The paper claims that exact state preparation is often unnecessary for accurate image recovery on NISQ devices. By leveraging the compressibility of natural images in the Schmidt basis, LRA offers a practical pathway to:

• Mitigate Noise: Shallower circuits with fewer entangling gates are less susceptible to decoherence and gate errors, potentially yielding higher effective fidelity on real hardware than "exact" deep circuits.
• Enable Practical QIP: The method provides a model-independent strategy to reduce the resource overhead of QIR models, making them viable for near-term hardware.

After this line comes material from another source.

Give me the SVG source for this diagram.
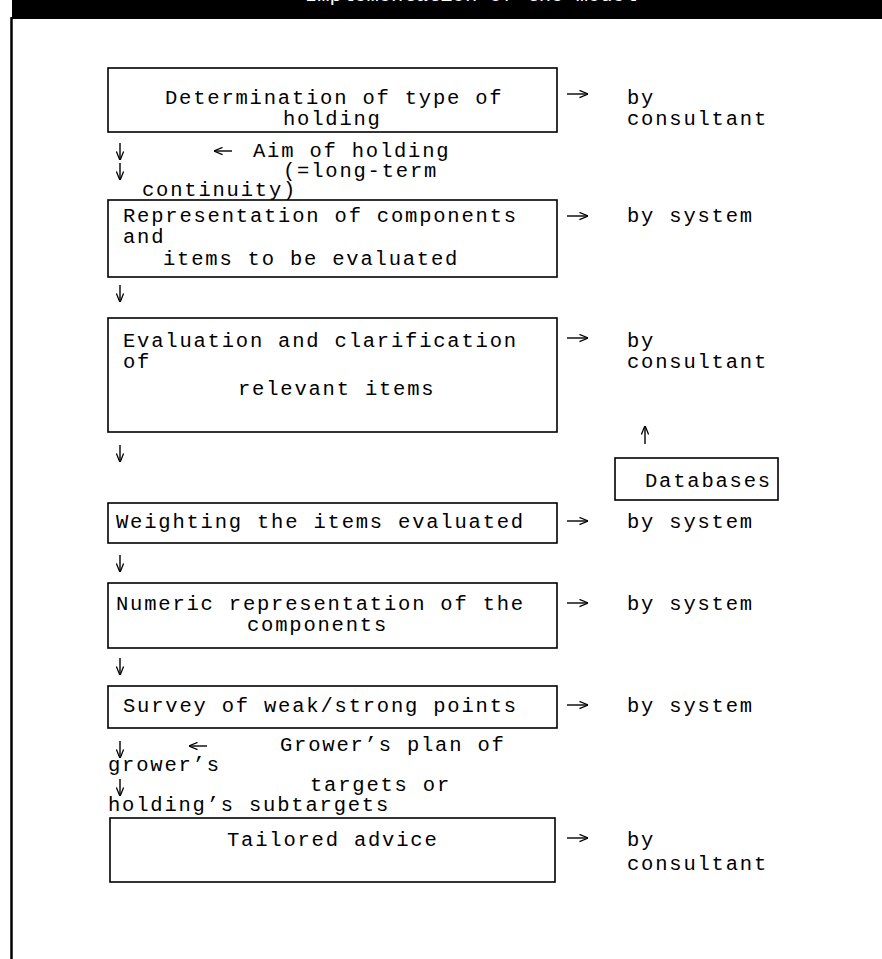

• Reveal Structural Properties: The observed stepwise improvement in image quality suggests specific structural properties in quantum image states that warrant further theoretical investigation.

The authors maintain a modest tone, acknowledging that their results are based on noiseless simulations and a single image dataset. They emphasize that future work must validate these findings on real quantum processors and explore the integration of LRA into broader quantum image processing pipelines.